Unless you’re fortunate enough to live in a news-media free wilderness you’ve heard about the Michael Brown shooting in the town of Ferguson, Missouri, a place most Americans outside of St. Louis never heard of before last summer. Accounts and opinions are raging across the political spectrum, and I’ve been sorting out my emotions triggered by this disgraceful event.
What I believe is that on August 9, 2014, eighteen year-old Michael Brown and a friend were walking down the middle of a street in their neighborhood of Ferguson, Missouri, like teenagers tend to do all across America. At about noon police officer Darren Wilson drove his police cruiser past them and told the two teenagers to get on the sidewalk. The teens apparently chose to not show the level of respect in their response that Wilson expected. Wilson quickly lost control of the situation and within moments Michael Brown’s body was lying face down in the street riddled with six bullets from Wilson’s gun.
There’s only two people who know exactly what was said and done at Wilson’s police cruiser that day, and the unarmed person ended up dead. Wilson drove away in his police cruiser long before Brown’s body was removed from the street and went into hiding until St. Louis County Prosecuting Attorney Robert McCulloch, the man responsible for investigating this case, engineered a grand jury finding that allowed Wilson to walk free. Wilson has now gone on national television and proudly proclaimed “no regrets” over killing an unarmed kid for jaywalking.
A couple of years ago my wife Winnie was issued a speeding citation by one of Prince William County’s finest. Winnie was driving in a residential 25 MPH speed limit, the rearmost in a group of five cars, when she was pulled over and cited for driving 39 MPH. Winnie vehemently denied she was speeding.
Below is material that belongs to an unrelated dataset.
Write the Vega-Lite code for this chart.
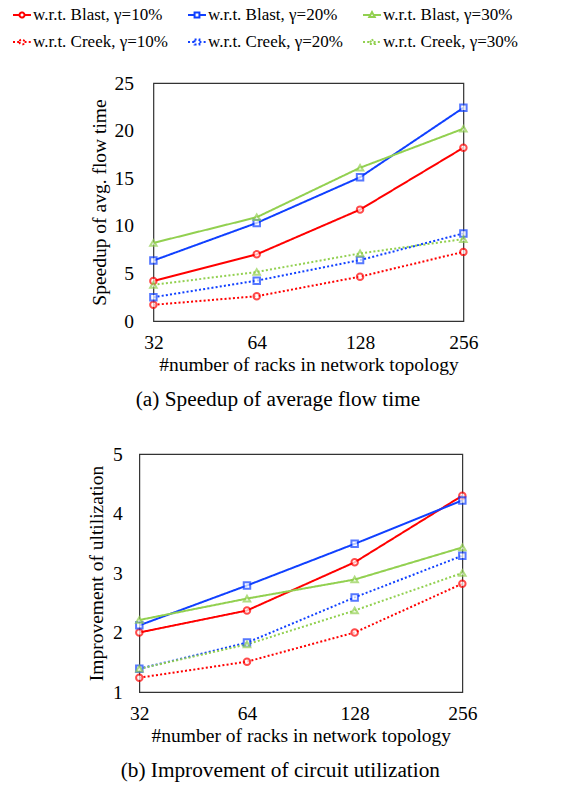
{
  "$schema": "https://vega.github.io/schema/vega-lite/v6.json",
  "padding": {"left": 12, "top": 5, "right": 5, "bottom": 5},
  "config": {
    "font": "Liberation Serif",
    "view": {"stroke": "#333333", "strokeWidth": 1.2},
    "axis": {"grid": false, "ticks": false, "domain": false, "labelFontSize": 19.5, "titleFontSize": 19.5, "labelColor": "#000", "titleColor": "#000", "titleFontWeight": "normal", "labelFont": "Liberation Serif", "titleFont": "Liberation Serif"},
    "title": {"fontSize": 21.3, "fontWeight": "normal", "font": "Liberation Serif", "color": "#000"},
    "legend": {"labelFont": "Liberation Serif", "labelFontSize": 17, "labelColor": "#000"}
  },
  "data": {"values": [
    {"panel": "a", "racks": 32, "series": "w.r.t. Blast, γ=10%", "gamma": "10", "value": 4.2},
    {"panel": "a", "racks": 64, "series": "w.r.t. Blast, γ=10%", "gamma": "10", "value": 7.0},
    {"panel": "a", "racks": 128, "series": "w.r.t. Blast, γ=10%", "gamma": "10", "value": 11.7},
    {"panel": "a", "racks": 256, "series": "w.r.t. Blast, γ=10%", "gamma": "10", "value": 18.2},
    {"panel": "a", "racks": 32, "series": "w.r.t. Blast, γ=20%", "gamma": "20", "value": 6.35},
    {"panel": "a", "racks": 64, "series": "w.r.t. Blast, γ=20%", "gamma": "20", "value": 10.3},
    {"panel": "a", "racks": 128, "series": "w.r.t. Blast, γ=20%", "gamma": "20", "value": 15.1},
    {"panel": "a", "racks": 256, "series": "w.r.t. Blast, γ=20%", "gamma": "20", "value": 22.4},
    {"panel": "a", "racks": 32, "series": "w.r.t. Blast, γ=30%", "gamma": "30", "value": 8.2},
    {"panel": "a", "racks": 64, "series": "w.r.t. Blast, γ=30%", "gamma": "30", "value": 10.9},
    {"panel": "a", "racks": 128, "series": "w.r.t. Blast, γ=30%", "gamma": "30", "value": 16.1},
    {"panel": "a", "racks": 256, "series": "w.r.t. Blast, γ=30%", "gamma": "30", "value": 20.2},
    {"panel": "a", "racks": 32, "series": "w.r.t. Creek, γ=10%", "gamma": "10", "value": 1.7},
    {"panel": "a", "racks": 64, "series": "w.r.t. Creek, γ=10%", "gamma": "10", "value": 2.6},
    {"panel": "a", "racks": 128, "series": "w.r.t. Creek, γ=10%", "gamma": "10", "value": 4.66},
    {"panel": "a", "racks": 256, "series": "w.r.t. Creek, γ=10%", "gamma": "10", "value": 7.26},
    {"panel": "a", "racks": 32, "series": "w.r.t. Creek, γ=20%", "gamma": "20", "value": 2.5},
    {"panel": "a", "racks": 64, "series": "w.r.t. Creek, γ=20%", "gamma": "20", "value": 4.24},
    {"panel": "a", "racks": 128, "series": "w.r.t. Creek, γ=20%", "gamma": "20", "value": 6.4},
    {"panel": "a", "racks": 256, "series": "w.r.t. Creek, γ=20%", "gamma": "20", "value": 9.2},
    {"panel": "a", "racks": 32, "series": "w.r.t. Creek, γ=30%", "gamma": "30", "value": 3.8},
    {"panel": "a", "racks": 64, "series": "w.r.t. Creek, γ=30%", "gamma": "30", "value": 5.15},
    {"panel": "a", "racks": 128, "series": "w.r.t. Creek, γ=30%", "gamma": "30", "value": 7.1},
    {"panel": "a", "racks": 256, "series": "w.r.t. Creek, γ=30%", "gamma": "30", "value": 8.6},
    {"panel": "b", "racks": 32, "series": "w.r.t. Blast, γ=10%", "gamma": "10", "value": 2.0},
    {"panel": "b", "racks": 64, "series": "w.r.t. Blast, γ=10%", "gamma": "10", "value": 2.37},
    {"panel": "b", "racks": 128, "series": "w.r.t. Blast, γ=10%", "gamma": "10", "value": 3.18},
    {"panel": "b", "racks": 256, "series": "w.r.t. Blast, γ=10%", "gamma": "10", "value": 4.3},
    {"panel": "b", "racks": 32, "series": "w.r.t. Blast, γ=20%", "gamma": "20", "value": 2.12},
    {"panel": "b", "racks": 64, "series": "w.r.t. Blast, γ=20%", "gamma": "20", "value": 2.79},
    {"panel": "b", "racks": 128, "series": "w.r.t. Blast, γ=20%", "gamma": "20", "value": 3.49},
    {"panel": "b", "racks": 256, "series": "w.r.t. Blast, γ=20%", "gamma": "20", "value": 4.22},
    {"panel": "b", "racks": 32, "series": "w.r.t. Blast, γ=30%", "gamma": "30", "value": 2.21},
    {"panel": "b", "racks": 64, "series": "w.r.t. Blast, γ=30%", "gamma": "30", "value": 2.57},
    {"panel": "b", "racks": 128, "series": "w.r.t. Blast, γ=30%", "gamma": "30", "value": 2.89},
    {"panel": "b", "racks": 256, "series": "w.r.t. Blast, γ=30%", "gamma": "30", "value": 3.43},
    {"panel": "b", "racks": 32, "series": "w.r.t. Creek, γ=10%", "gamma": "10", "value": 1.24},
    {"panel": "b", "racks": 64, "series": "w.r.t. Creek, γ=10%", "gamma": "10", "value": 1.51},
    {"panel": "b", "racks": 128, "series": "w.r.t. Creek, γ=10%", "gamma": "10", "value": 2.0},
    {"panel": "b", "racks": 256, "series": "w.r.t. Creek, γ=10%", "gamma": "10", "value": 2.82},
    {"panel": "b", "racks": 32, "series": "w.r.t. Creek, γ=20%", "gamma": "20", "value": 1.39},
    {"panel": "b", "racks": 64, "series": "w.r.t. Creek, γ=20%", "gamma": "20", "value": 1.83},
    {"panel": "b", "racks": 128, "series": "w.r.t. Creek, γ=20%", "gamma": "20", "value": 2.59},
    {"panel": "b", "racks": 256, "series": "w.r.t. Creek, γ=20%", "gamma": "20", "value": 3.29},
    {"panel": "b", "racks": 32, "series": "w.r.t. Creek, γ=30%", "gamma": "30", "value": 1.39},
    {"panel": "b", "racks": 64, "series": "w.r.t. Creek, γ=30%", "gamma": "30", "value": 1.8},
    {"panel": "b", "racks": 128, "series": "w.r.t. Creek, γ=30%", "gamma": "30", "value": 2.37},
    {"panel": "b", "racks": 256, "series": "w.r.t. Creek, γ=30%", "gamma": "30", "value": 3.0}
  ]},
  "center": true,
  "spacing": 32,
  "vconcat": [
    {
      "width": 310,
      "height": 238,
      "transform": [{"filter": "datum.panel === 'a'"}],
      "title": {"text": "(a)  Speedup of average flow time", "orient": "bottom", "frame": "bounds", "offset": 15, "dx": -6},
      "encoding": {
        "x": {"field": "racks", "type": "ordinal", "sort": [32, 64, 128, 256], "scale": {"padding": 0}, "axis": {"labelAngle": 0, "labelPadding": 12, "titlePadding": 4, "title": "#number of racks in network topology"}},
        "y": {"field": "value", "type": "quantitative", "scale": {"domain": [0, 25], "nice": false}, "axis": {"values": [0, 5, 10, 15, 20, 25], "labelPadding": 20, "titlePadding": 4, "title": "Speedup of avg. flow time"}}
      },
      "layer": [
        {
          "mark": {"type": "line", "strokeWidth": 2},
          "encoding": {
            "color": {"field": "series", "type": "nominal", "title": null, "scale": {"domain": ["w.r.t. Blast, γ=10%", "w.r.t. Blast, γ=20%", "w.r.t. Blast, γ=30%", "w.r.t. Creek, γ=10%", "w.r.t. Creek, γ=20%", "w.r.t. Creek, γ=30%"], "range": ["#FF0000", "#1040FF", "#92D050", "#FF0000", "#1040FF", "#92D050"]},
              "legend": {"orient": "none", "legendX": -127, "legendY": -78, "direction": "horizontal", "columns": 3, "gridAlign": "all", "symbolSize": 324, "symbolStrokeWidth": 2, "symbolOpacity": 1, "columnPadding": 16, "rowPadding": 9, "labelOffset": 1, "labelLimit": 300}},
            "strokeDash": {"field": "series", "type": "nominal", "title": null, "scale": {"domain": ["w.r.t. Blast, γ=10%", "w.r.t. Blast, γ=20%", "w.r.t. Blast, γ=30%", "w.r.t. Creek, γ=10%", "w.r.t. Creek, γ=20%", "w.r.t. Creek, γ=30%"], "range": [[1, 0], [1, 0], [1, 0], [2, 2.2], [2, 2.2], [2, 2.2]]}}
          }
        },
        {
          "mark": {"type": "point", "filled": false, "fill": "white", "opacity": 0, "size": 324, "strokeWidth": 2},
          "encoding": {
            "color": {"field": "series", "type": "nominal", "title": null},
            "strokeDash": {"field": "series", "type": "nominal", "title": null},
            "shape": {"field": "series", "type": "nominal", "title": null, "scale": {"domain": ["w.r.t. Blast, γ=10%", "w.r.t. Blast, γ=20%", "w.r.t. Blast, γ=30%", "w.r.t. Creek, γ=10%", "w.r.t. Creek, γ=20%", "w.r.t. Creek, γ=30%"], "range": [
              "M-1,0H-0.28M0.28,0H1M-0.28,0A0.28,0.28 0 1,0 0.28,0A0.28,0.28 0 1,0 -0.28,0Z",
              "M-1,0H-0.27M0.27,0H1M-0.27,-0.27H0.27V0.27H-0.27Z",
              "M-1,0H-0.18M0.18,0H1M0,-0.32L0.3,0.22H-0.3Z",
              "M-1,0H-0.28M0.28,0H1M-0.28,0A0.28,0.28 0 1,0 0.28,0A0.28,0.28 0 1,0 -0.28,0Z",
              "M-1,0H-0.27M0.27,0H1M-0.27,-0.27H0.27V0.27H-0.27Z",
              "M-1,0H-0.18M0.18,0H1M0,-0.32L0.3,0.22H-0.3Z"
            ]}}
          }
        },
        {
          "transform": [{"filter": "datum.gamma === '10'"}],
          "mark": {"type": "point", "shape": "circle", "filled": false, "fill": "white", "size": 42, "strokeWidth": 2},
          "encoding": {"color": {"field": "series", "type": "nominal", "title": null}}
        },
        {
          "transform": [{"filter": "datum.gamma === '20'"}],
          "mark": {"type": "point", "shape": "square", "filled": false, "fill": "white", "size": 42, "strokeWidth": 2},
          "encoding": {"color": {"field": "series", "type": "nominal", "title": null}}
        },
        {
          "transform": [{"filter": "datum.gamma === '30'"}],
          "mark": {"type": "point", "shape": "triangle-up", "filled": false, "fill": "white", "size": 42, "strokeWidth": 2},
          "encoding": {"color": {"field": "series", "type": "nominal", "title": null}}
        }
      ]
    },
    {
      "width": 323,
      "height": 238,
      "transform": [{"filter": "datum.panel === 'b'"}],
      "title": {"text": "(b)  Improvement of circuit utilization", "orient": "bottom", "frame": "bounds", "offset": 15, "dx": -9},
      "encoding": {
        "x": {"field": "racks", "type": "ordinal", "sort": [32, 64, 128, 256], "scale": {"padding": 0}, "axis": {"labelAngle": 0, "labelPadding": 12, "titlePadding": 4, "title": "#number of racks in network topology"}}
      },
      "resolve": {"axis": {"y": "independent"}},
      "layer": [
        {
          "encoding": {
            "y": {"field": "value", "type": "quantitative", "scale": {"domain": [1, 5], "nice": false}, "axis": {"values": [1, 2, 3, 4, 5], "labelPadding": 17, "titlePadding": 6, "title": "Improvement of ultilization"}}
          },
          "layer": [
            {
              "mark": {"type": "line", "strokeWidth": 2},
              "encoding": {
                "color": {"field": "series", "type": "nominal", "title": null},
                "strokeDash": {"field": "series", "type": "nominal", "title": null}
              }
            },
            {
              "transform": [{"filter": "datum.gamma === '10'"}],
              "mark": {"type": "point", "shape": "circle", "filled": false, "fill": "white", "size": 42, "strokeWidth": 2},
              "encoding": {"color": {"field": "series", "type": "nominal", "title": null}}
            },
            {
              "transform": [{"filter": "datum.gamma === '20'"}],
              "mark": {"type": "point", "shape": "square", "filled": false, "fill": "white", "size": 42, "strokeWidth": 2},
              "encoding": {"color": {"field": "series", "type": "nominal", "title": null}}
            },
            {
              "transform": [{"filter": "datum.gamma === '30'"}],
              "mark": {"type": "point", "shape": "triangle-up", "filled": false, "fill": "white", "size": 42, "strokeWidth": 2},
              "encoding": {"color": {"field": "series", "type": "nominal", "title": null}}
            }
          ]
        },
        {
          "mark": {"type": "point", "filled": false, "fill": "white", "opacity": 0, "size": 324, "strokeWidth": 2},
          "encoding": {
            "y": {"field": "value", "type": "quantitative", "axis": {"orient": "right", "values": [5], "labelOpacity": 0, "labelPadding": 20, "title": null}},
            "color": {"field": "series", "type": "nominal", "title": null},
            "strokeDash": {"field": "series", "type": "nominal", "title": null},
            "shape": {"field": "series", "type": "nominal", "title": null}
          }
        }
      ]
    }
  ]
}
That was the first time Winnie had ever been pulled over and as a naturalized American citizen her English and knowledge of American customs is limited. When Winnie stopped she immediately jumped out of her car with iPhone in hand for reasons that must have made sense to her at the time. If reading that gives you a sudden chill over what could have happened, you’ve seen my point. Winnie was lucky; the cop merely ordered her back into her car over his PA.
Media investigations in the days following Michael Brown’s shooting revealed that in 2013, the municipal court in Ferguson issued 32,975 arrest warrants for minor traffic and non-violent offenses to a town of 21,135 people, 11,840 more warrants than there were people. In 2013 Ferguson collected $2.6 million in court fines and fees, the town’s second largest source of $20 million in annual revenue. Media reports cited resident’s perceptions that the court was using fines and fees to pad the city coffers on the backs of people unable to defend themselves.
I believed Winnie’s denial of speeding because I know how carefully she drives. I also knew she couldn’t have been going any faster than the cars immediately in front of her that weren’t pulled over for speeding. In court the cop that cited Winnie admitted he had no radar on her but was using his “judgement” to determine speed when she passed him while he was parked in a side road. For a first-time traffic citation where the only evidence was the cop’s word against Winnie’s, the judge found Winnie guilty of speeding and fined her $400 plus $84 in court fees.
We have our perceptions on what that speeding ticket was really about.
Last Monday night I listened to the first twenty minutes of McCulloch’s press conference announcing the non-indictment results of his Grand Jury. Twenty minutes of McCulloch smugly blaming Michael Brown’s shooting on social media, the 24 hour news cycle, conflicting witness stories, and even on Michael Brown, was all I could handle. I heard McCulloch give Wilson a free pass, not even suffer the inconvenience of a trial with pre-ordained not-guilty results, and by doing so he gave Wilson and every cop like Wilson license to kill without accountability.
As I listened to McCulloch, my stomach grew sick remembering Winnie’s traffic ticket. Although I consider the cop who pulled her over to be corrupt, at least he didn’t shoot her for her mistake of jumping out of her car. I turned off the TV, found Winnie, and gave her a big hug.
I don’t believe Wilson’s account of what happened on August 9, but I believe him when he says he has no regrets. Police corruption is not restricted to Ferguson, Missouri. What happened to Michael Brown could happen to anyone. This is not what America should be.